POLITIKAL.ID - Menjelang Pemilu 2024, Kepala Staf Presiden Moeldoko menyebutkan kenaikan potensi radikalisme akibat politik meningkat. Ia pun meminta masyarakat agar berhati-hati terhadap Politisasi Agama.
"Menjadikan agama sebagai alat politik untuk mencari kekuasaan akan menjadikan agama rentan terlibat dalam konflik sosial," kata mantan Panglima TNI 2013-2015 disampaikan di depan 1.200 peserta dialog kebangsaan di Sumatera Utara yang terdiri dari mahasiswa mahasiswi Institut Kesehatan Deli Husada dan para pemuka agama. (21/12/2022).
Awalanya, Moeldoko menyerukan pentingnya moderasi beragama untuk memperkukuh toleransi dan meneguhkan kerukunan di tengah masyarakat yang beragam.
"Dalam konteks berkebangsaan, jangan lagi bicara mayoritas dan minoritas," kata dia.
Ia mencontohkan kejadian saat puncak pandemi Covid-19, di mana masyarakat bahu-membahu bersama untuk pulih.
"Seandainya gotong royong ini terus dilakukan, bangsa ini akan menjadi kuat, tidak lagi harus menunggu common enemy,," kata Moeldoko.
Dalam Rancangan Pembangunan Jangka Menengah Nasional atau RPJMN 2020-2024, kata Moeldoko, Presiden Joko Widodo atau Jokowi sangat tegas menyatakan komitmen mendorong implementasi moderasi beragama di Indonesia.
Berikutnya, Moeldoko juga menyinggung bagaimana Indonesia pada awal November 2022 lalu telah menyelenggarakan Religion Forum of 20 (R20).

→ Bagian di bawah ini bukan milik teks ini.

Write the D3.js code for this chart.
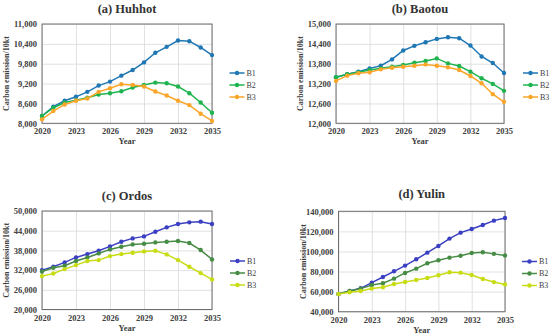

Acara ini dihadiri sekitar 464 pimpinan agama-agama dari 32 negara sebagai bagian dari agenda G20.
Moeldoko menjelaskan bahwa dalam pertemuan R20 tersebut disepakati setidaknya tiga hal. Mulai dari pemimpin agama harus tegas menolak politisasi identitas, para pemuka agama diandalkan untuk membimbing umatnya dalam mengatasi krisis dan agama harus menjadi solusi bagi perdamaian dunia.
"Mohon bisa bersama-sama kita terlibat secara langsung untuk membangun negara ini. Membangun negara tidak bisa hanya mengandalkan peran pemerintah, tapi butuh peran semua elemen masyarakat," ujarnya.
Sementara itu, Dewan Pembina Forum Bersama Umat Kebangsaan, Pdt. Perdi Sembiring yang hadir dalam acara, menyebut para pendeta paham tentang jalan menuju surga. Akan tetapi, para pendeta sering sekali mereka tidak punya pemahaman tentang kebangsaan dan untuk berkontribusi pada bangsa negara.
"Maka para pemuka agama memang perlu dinasehati dan diberi arahan," kata dia.
Pada 4 Oktober lalu, Deputi Kerjasama Internasional BNPT Andhika Chrisnayudhanto juga menjelaskan kembali hasil survei BNPT ini. Andhika menyebut survei ini mengukur indeks risiko terorisme dan potensi radikalisme.
Survei menemukan bahwa perempuan muda lebih rentan terhadap radikalisasi online dibandingkan dengan pria.Juga ditemukan bahwa radikalisasi online lebih rentan terhadap generasi z dan milenial, termasuk mereka yang berada di perkotaan.
"Indonesia melihat radikalisasi dan rekrutmen online oleh teroris masih menyasar kaum muda," kata Andhika dalam acara seminar internasional di UIN Jakarta.